It's quite an accomplishment to be cinematic adjective; Tarantino. (Or for pretenders to the visceral throne, Tarantinoesque.) Particularly when the Director/Writer is so young and with relatively few films on his resume.
There is pressure on Mr. Tarantino to feed the descriptor, or none whatsoever when he makes films to amuse solely himself. The latter is the primary issue with the spaghetti-western-cum racist-tome direct from the Antebellum South, "Django Unchained."

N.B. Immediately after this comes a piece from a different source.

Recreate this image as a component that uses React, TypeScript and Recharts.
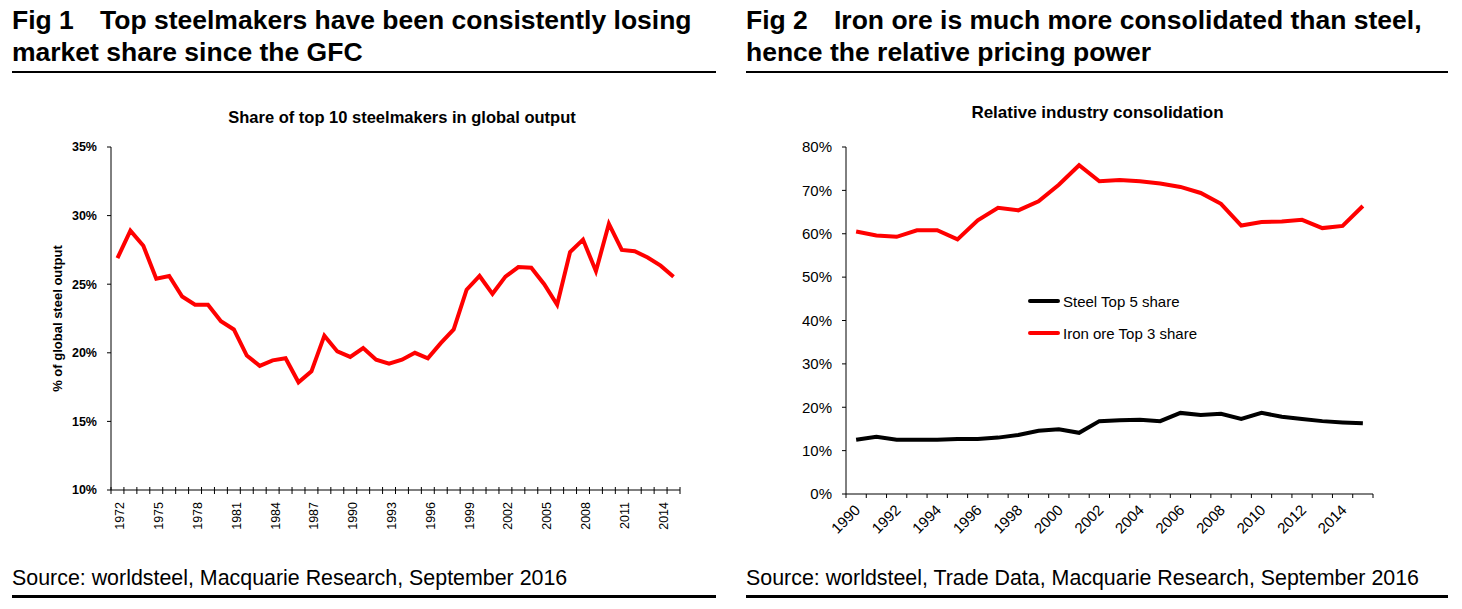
import React from 'react';
import { LineChart, Line, XAxis, YAxis, Legend } from 'recharts';

const FONT = '"Liberation Sans", Arial, Helvetica, sans-serif';

// ---------- Fig 1 data ----------
const steelYears = [
  '1972', '1973', '1974', '1975', '1976', '1977', '1978', '1979', '1980', '1981',
  '1982', '1983', '1984', '1985', '1986', '1987', '1988', '1989', '1990', '1991',
  '1992', '1993', '1994', '1995', '1996', '1997', '1998', '1999', '2000', '2001',
  '2002', '2003', '2004', '2005', '2006', '2007', '2008', '2009', '2010', '2011',
  '2012', '2013', '2014', '2015',
];
const top10Share = [
  26.9, 28.9, 27.8, 25.4, 25.6, 24.1, 23.5, 23.5, 22.3, 21.7,
  19.8, 19.05, 19.45, 19.6, 17.85, 18.65, 21.25, 20.1, 19.7, 20.35,
  19.5, 19.2, 19.5, 20.0, 19.6, 20.7, 21.7, 24.6, 25.6, 24.3,
  25.55, 26.25, 26.2, 25.0, 23.5, 27.35, 28.25, 25.95, 29.4, 27.5,
  27.4, 26.95, 26.35, 25.55,
];
const fig1Ticks = [10, 15, 20, 25, 30, 35];

// ---------- Fig 2 data ----------
const consYears = [
  '1990', '1991', '1992', '1993', '1994', '1995', '1996', '1997', '1998', '1999',
  '2000', '2001', '2002', '2003', '2004', '2005', '2006', '2007', '2008', '2009',
  '2010', '2011', '2012', '2013', '2014', '2015',
];
const steelTop5 = [
  12.5, 13.2, 12.5, 12.5, 12.5, 12.7, 12.7, 13.0, 13.6, 14.6,
  14.9, 14.1, 16.8, 17.0, 17.1, 16.8, 18.7, 18.2, 18.5, 17.3,
  18.7, 17.8, 17.3, 16.8, 16.5, 16.3,
];
const ironTop3 = [
  60.5, 59.6, 59.3, 60.8, 60.8, 58.7, 63.1, 66.0, 65.4, 67.5,
  71.3, 75.8, 72.1, 72.4, 72.1, 71.6, 70.8, 69.4, 66.9, 61.9,
  62.7, 62.8, 63.2, 61.3, 61.8, 66.4,
];
const fig2Ticks = [0, 10, 20, 30, 40, 50, 60, 70, 80];
const legendOrder = ['steel', 'iron'];

const data1 = steelYears.map((year, i) => ({ year, share: top10Share[i] }));
const data2 = consYears.map((year, i) => ({ year, steel: steelTop5[i], iron: ironTop3[i] }));

const pct = (v: number) => `${v}%`;

const Fig1XTick = (props: any) => {
  const { x, y, payload, index, visibleTicksCount } = props;
  const off = payload && payload.offset ? payload.offset : 0;
  const isLast = index === visibleTicksCount - 1;
  return (
    <g>
      <line x1={x - off} x2={x - off} y1={y - 3} y2={y + 4} stroke="#000" strokeWidth={1} />
      {isLast && <line x1={x + off} x2={x + off} y1={y - 3} y2={y + 4} stroke="#000" strokeWidth={1} />}
      {index % 3 === 0 && (
        <text
          transform={`translate(${x + 7},${y + 12}) rotate(-90)`}
          textAnchor="end"
          fontFamily={FONT}
          fontSize={12.5}
          fill="#000"
        >
          {payload.value}
        </text>
      )}
    </g>
  );
};

const Fig2XTick = (props: any) => {
  const { x, y, payload, index, visibleTicksCount } = props;
  const off = payload && payload.offset ? payload.offset : 0;
  const isLast = index === visibleTicksCount - 1;
  return (
    <g>
      <line x1={x - off} x2={x - off} y1={y} y2={y + 4} stroke="#000" strokeWidth={1} />
      {isLast && <line x1={x + off} x2={x + off} y1={y} y2={y + 4} stroke="#000" strokeWidth={1} />}
      {index % 2 === 0 && (
        <text
          transform={`translate(${x + 5},${y + 17}) rotate(-45)`}
          textAnchor="end"
          fontFamily={FONT}
          fontSize={15}
          fill="#000"
        >
          {payload.value}
        </text>
      )}
    </g>
  );
};

const Fig2Legend = (props: any) => {
  const items = [...(props.payload || [])].sort(
    (a: any, b: any) => legendOrder.indexOf(a.dataKey) - legendOrder.indexOf(b.dataKey)
  );
  return (
    <div style={{ fontFamily: FONT, fontSize: 15, color: '#000' }}>
      {items.map((p: any) => (
        <div key={p.value} style={{ display: 'flex', alignItems: 'center', height: 32 }}>
          <div style={{ width: 32, height: 4, background: p.color, borderRadius: 2 }} />
          <span style={{ marginLeft: 3, whiteSpace: 'nowrap' }}>{p.value}</span>
        </div>
      ))}
    </div>
  );
};

const abs = (s: React.CSSProperties): React.CSSProperties => ({ position: 'absolute', ...s });

export default function App() {
  return (
    <div style={abs({ left: 0, top: 0, width: 1462, height: 609, background: '#fff', overflow: 'hidden', fontFamily: FONT, color: '#000' })}>
      {/* Headers */}
      <div style={abs({ left: 12, top: 4, width: 720, fontSize: 26.5, fontWeight: 700, lineHeight: '32px', whiteSpace: 'nowrap' })}>
        <span style={{ display: 'inline-block', width: 88 }}>Fig 1</span>Top steelmakers have been consistently losing
        <br />market share since the GFC
      </div>
      <div style={abs({ left: 746, top: 4, width: 716, fontSize: 26.5, fontWeight: 700, lineHeight: '32px', whiteSpace: 'nowrap' })}>
        <span style={{ display: 'inline-block', width: 88 }}>Fig 2</span>Iron ore is much more consolidated than steel,
        <br />hence the relative pricing power
      </div>
      <div style={abs({ left: 12, top: 71, width: 704, height: 2, background: '#000' })} />
      <div style={abs({ left: 746, top: 71, width: 702, height: 2, background: '#000' })} />

      {/* Chart titles */}
      <div style={abs({ left: 111, top: 107, width: 582, textAlign: 'center', fontSize: 16.5, fontWeight: 700, lineHeight: '20px', whiteSpace: 'nowrap' })}>
        Share of top 10 steelmakers in global output
      </div>
      <div style={abs({ left: 846, top: 103, width: 503, textAlign: 'center', fontSize: 17, fontWeight: 700, lineHeight: '20px', whiteSpace: 'nowrap' })}>
        Relative industry consolidation
      </div>

      {/* Fig 1 chart */}
      <div style={abs({ left: 0, top: 0 })}>
        <LineChart width={730} height={609} data={data1} margin={{ top: 147, right: 50, bottom: 59, left: 51 }}>
          <XAxis
            dataKey="year"
            scale="band"
            interval={0}
            height={60}
            tickSize={0}
            tickMargin={0}
            tickLine={false}
            axisLine={{ stroke: '#000', strokeWidth: 1 }}
            tick={<Fig1XTick />}
          />
          <YAxis
            width={60}
            domain={[10, 35]}
            ticks={fig1Ticks}
            tickFormatter={pct}
            tickSize={4}
            tickMargin={10}
            tickLine={{ stroke: '#000' }}
            axisLine={{ stroke: '#000', strokeWidth: 1 }}
            tick={{ fontFamily: FONT, fontSize: 12.5, fontWeight: 700, fill: '#000' }}
            label={{
              value: '% of global steel output',
              angle: -90,
              position: 'insideLeft',
              offset: 6,
              style: { fontFamily: FONT, fontSize: 13, fontWeight: 700, fill: '#000', textAnchor: 'middle' },
            }}
          />
          <Line
            type="linear"
            dataKey="share"
            stroke="#ff0000"
            strokeWidth={4}
            dot={false}
            isAnimationActive={false}
          />
        </LineChart>
      </div>

      {/* Fig 2 chart */}
      <div style={abs({ left: 730, top: 0 })}>
        <LineChart width={732} height={609} data={data2} margin={{ top: 147, right: 89, bottom: 55, left: 56 }}>
          <XAxis
            dataKey="year"
            scale="band"
            interval={0}
            height={60}
            tickSize={0}
            tickMargin={0}
            tickLine={false}
            axisLine={{ stroke: '#000', strokeWidth: 1 }}
            tick={<Fig2XTick />}
          />
          <YAxis
            width={60}
            domain={[0, 80]}
            ticks={fig2Ticks}
            tickFormatter={pct}
            tickSize={4}
            tickMargin={10}
            tickLine={{ stroke: '#000' }}
            axisLine={{ stroke: '#000', strokeWidth: 1 }}
            tick={{ fontFamily: FONT, fontSize: 15, fill: '#000' }}
          />
          <Legend
            layout="horizontal"
            verticalAlign="middle"
            align="center"
            content={<Fig2Legend />}
            wrapperStyle={{ left: 298, top: 285, width: 220, height: 64, margin: 0, padding: 0 }}
          />
          <Line
            type="linear"
            dataKey="steel"
            name="Steel Top 5 share"
            stroke="#000000"
            strokeWidth={4}
            dot={false}
            isAnimationActive={false}
          />
          <Line
            type="linear"
            dataKey="iron"
            name="Iron ore Top 3 share"
            stroke="#ff0000"
            strokeWidth={4}
            dot={false}
            isAnimationActive={false}
          />
        </LineChart>
      </div>

      {/* Sources */}
      <div style={abs({ left: 12, top: 566, fontSize: 21.4, lineHeight: '24px', whiteSpace: 'nowrap' })}>
        Source: worldsteel, Macquarie Research, September 2016
      </div>
      <div style={abs({ left: 746, top: 566, fontSize: 21.4, lineHeight: '24px', whiteSpace: 'nowrap' })}>
        Source: worldsteel, Trade Data, Macquarie Research, September 2016
      </div>
      <div style={abs({ left: 12, top: 595, width: 704, height: 3, background: '#000' })} />
      <div style={abs({ left: 746, top: 595, width: 702, height: 3, background: '#000' })} />
    </div>
  );
}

One expects the liberal use of blood squibs in a Tarantino, and "Django..." will not disappoint. (Tarantino's famed over-length as well.) What's missing in "Django..." is the cleverness and surprise in previous efforts: "Reservoir Dogs," "Pulp Fiction," and the lyrical "Kill Bills." The re-imaging of the War film so brilliantly accomplished in "Inglorious Basterds" makes the identically conceived "Django..." a self-parody of Tarantino. Just move the action back about ninety years and from France to America. Even place a scene using a foreign language as a way to speak openly in case eavesdroppers are within earshot. Hire the same pivotal character. Add the same cartoonish elements. And deliver the blood. This time add a few more laughs. (Slavery is far funnier a topic than the slaughter of millions of Jews.)
As a writer, Mr. Tarantino's pen is running out of fresh ink. That the important issue of racism (and his favorite motivation - revenge) is the spine of "Django Untamed" does not excuse this film is merely a number of scenes tossed ascreen that do not make a convincing, complete film. Mr. Tarantino is listening to the hype and lost (at least with "Django...") the ability to tell a good story without requiring the audience to hold what's dear to Tarantino to their breasts as well. Spaghetti westerns are a cheap genre from long ago that were mostly awful - save a few starring Eastwood. The corollary follows: "Django..." is a conceit by a man venerating crap. The result is crap. And that's insulting to an audience. (Using titles from other films as illustrative of the genre for his current film is also becoming an annoyance.)
The story in a nutshell: 1858, slave and wife are branded then separated when they are sold. Waltz, a Bounty Hunter, finds slave to help him track down some baddies. Slave becomes adept at Bounty Hunting and he and Waltz conspire to save slave's wife from another plantation owner. Then Shosanna runs a Parisian movie theater and hatches a plot to kill all the important Nazis.
Samuel L Jackson is terrific as the self-loathing Black Slave Supervisor nastier than any White. (And whiter as well.)
Jamie Foxx is a comatose-robot-killing-machine with a fast gun and little depth. (No wonder bigger Black stars turned this role down. Probably due to embarrassment at the portrayal of Blacks.) Watlz' sympathetic-to-slaves 180 turn from Hans Landa in "Inglorious Basterds" is serviceable yet will certainly garner another Oscar.
DiCaprio chews not only the scenery but some furniture as well. It's a fun turn but not enough to save the film.
Tarantino populates smaller roles with TV faves from formative years when his nose was three inches from a Philco. (Casting these has-beens also saves a lot of dough.)
"Django Unchained" is rife with lots and lots of padding and self-indulgence galore. A few more films like this and Tarantino will be the Director of whom it is asked, "Hey, whatever happened to that guy who made those really bloody movies? He used to be good."